Section 4.6.1         Meetings by Teleconference.  Members of the Board of Directors or any associated committee may participate in a meeting by means of conference telephone or other communications facilities (including but not limited to data conferencing and videoconferencing) by which all persons participating in the meeting can hear or understand each other at the same time.  Such participation shall constitute presence in person at the meeting.
 

Section 4.6.2         Action Without a Meeting.  Any action taken without a meeting may only occur by unanimous written consent of all the members of the Board of Directors.
 

Section 4.7      VACANCIES.  Any director may resign provided that written notice is given to the Chair of the Society.  Such resignation shall take effect upon receipt of written notice.  When any seat on the Board of Directors becomes vacant for any reason, the unelected candidate(s) receiving the most votes for the Board of Directors in the last election held before the vacancy will fill the vacated position(s).  In the event of a tie, there shall be a run-off.  A director, so elected, shall fill the unexpired term of his or her predecessor.
 

Section 4.8      REMOVAL.  The Board of Directors may remove any director for cause by an affirmative vote of two-thirds of the members.
 

Section 4.9      COMPENSATION.  Directors shall not receive compensation for their services as such, although authorized expenses of directors for attendance at Board meetings and other Society-related business events may be reimbursed by the Society.


Article V - OFFICERS

Section 5.1      OFFICERS.  The officers of the Society shall be the Chair, Vice Chair, the Secretary-Treasurer, and the CEO.  The Vice Chair and the Secretary-Treasurer shall be elected annually by the Board of Directors from the Board membership during the last full board meeting of the calendar year.  The Vice Chair shall succeed to the Chair.
 

Section 5.2      QUALIFICATIONS.  Any member of the Board of Directors, in good standing, shall be eligible for nomination and election.
 

Section 5.3      TERM OF OFFICE.  Each elected officer shall take office with effect from January 1st following their election and shall serve a full one-year term or until a successor is named or elected in accordance with the Bylaws.  Officers can serve no more than two successive terms in the same office.
 

Section 5.4      VACANCIES.  Any officer may resign provided that written notice is given to the Chair of the Society or, in the event of a resignation by the Chair, written notice is given to the CEO.  Such resignation shall take effect upon receipt of written notice.   When the office of Chair becomes vacant for any reason, the Vice Chair will, consistent with Section 5.6.2., become Chair.  When the office of Vice Chair or Secretary-Treasurer becomes vacant for any reason, the Board of Directors may, consistent with Section 5.1, elect a successor who shall fill the unexpired term of his or her predecessor.
 

Section 5.5      REMOVAL.  The Board of Directors may remove an officer for cause by an affirmative vote of two-thirds of the members.
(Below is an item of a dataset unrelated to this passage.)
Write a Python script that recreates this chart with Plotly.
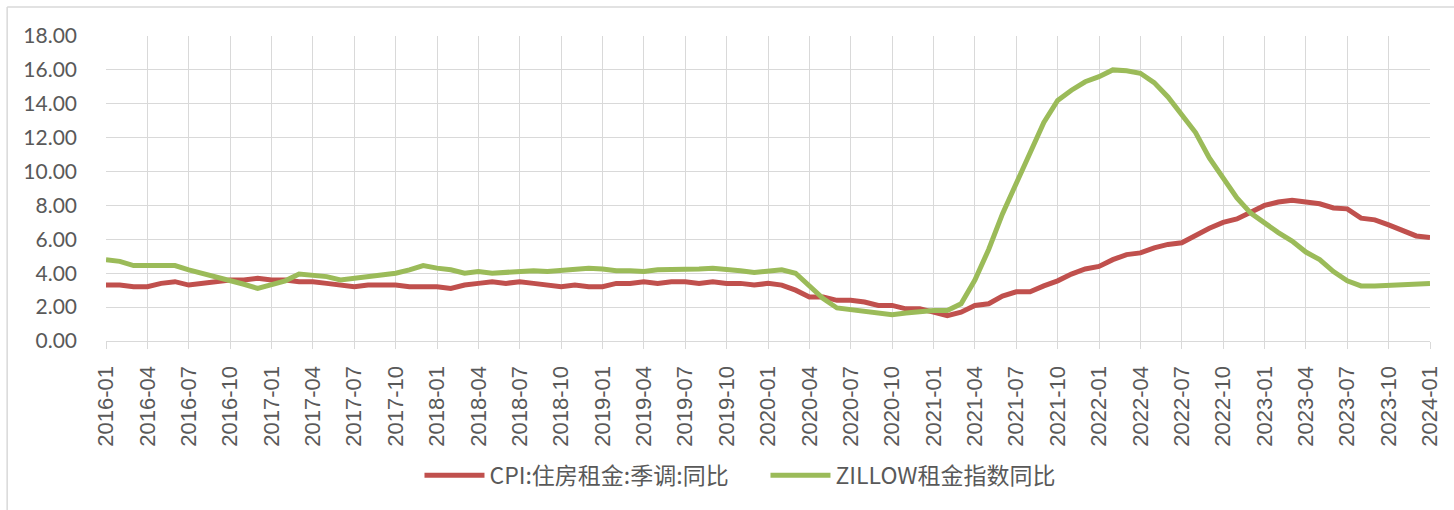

Section 5.6      DUTIES OF OFFICERS

Section 5.6.1         Chair.  The Chair shall be the chief elected officer of the Society and shall preside at the Board of Directors meetings.  The Chair shall oversee all functions of the Society, preside at business meetings, make appointments to all committees, and serve as ex-officio member of all committees.  The duties in part of the Chair may be delegated to the Vice Chair, Secretary-Treasurer, CEO or any Board member as appropriate.
 

Section 5.6.2         Vice Chair.  The Vice Chair, elected by the Board of Directors, shall assume the responsibilities of the Chair in the year following their election. They shall be responsible for duties as assigned by the Chair and agreed upon by the Board.  The Vice Chair shall temporarily assume the Chair’s duties in the event that the Chair is absent, incapacitated or no longer able to serve.  Should the Chair and/or the Vice Chair be unable to serve, the Secretary-Treasurer will serve as Chair until an election can be held by the board to replace the officer.  The Vice Chair shall serve as Parliamentarian for the Board of Directors, advising the Chair as necessary and appropriate on the use of Robert’s Rules of Order to conduct meetings of the Board.
 

Section 5.6.3         Secretary-Treasurer.  The Secretary-Treasurer shall ensure the integrity of financial matters and meeting records of the Society as required by Law and the Bylaws.  In conjunction with the Society staff, this officer ensures that the Society maintains accurate financial records, regularly reviews financial status, and ensures that financial reports are submitted periodically to the Board of Directors and, annually, to the membership.  This officer shall ensure that an annual audited report is presented to the Board of Directors.  The officer shall provide for notification to Members and Directors of their respective meetings in accordance with these Bylaws, and shall ensure that attendance, actions and proceedings of the meetings are recorded and maintained in the permanent records of the Society.  This officer shall maintain these Bylaws, the Standing Rules and a Minutes book, shall ensure that such records as may be required by Law or the Society are kept, and shall serve as Chair of the Finance Committee.  The duties in whole or in part of the Secretary-Treasurer may be delegated by the Board of Directors to the CEO or designated member of the staff.
 

Section 5.6.4         CEO.  The Board of Directors shall employ a CEO.  As the chief staff officer, the CEO shall manage and direct all activities of the Society subject to the policies established by the Board of Directors and within the limits of the Bylaws, and act as spokesperson for the Society.  To achieve the Society’s objectives, the CEO shall hire, shall manage, and may terminate the employment of other members of the staff of the Society.  He or she will define duties of the staff, evaluate performance, establish compensation, and delegate those responsibilities of management that are in the best interests of the Society.  The CEO will establish and maintain procedures for administration of Society activities and the Society office(s).  The CEO shall communicate to the members of the Society all information regarding the Board of Directors’ decisions and activities of the Society.  The CEO will develop an annual budget for the Society and, working with the Secretary-Treasurer, will submit the budget to the Board of Directors for approval.  The CEO will report to the Chair administratively, and serve as a non-voting member of the Executive Committee.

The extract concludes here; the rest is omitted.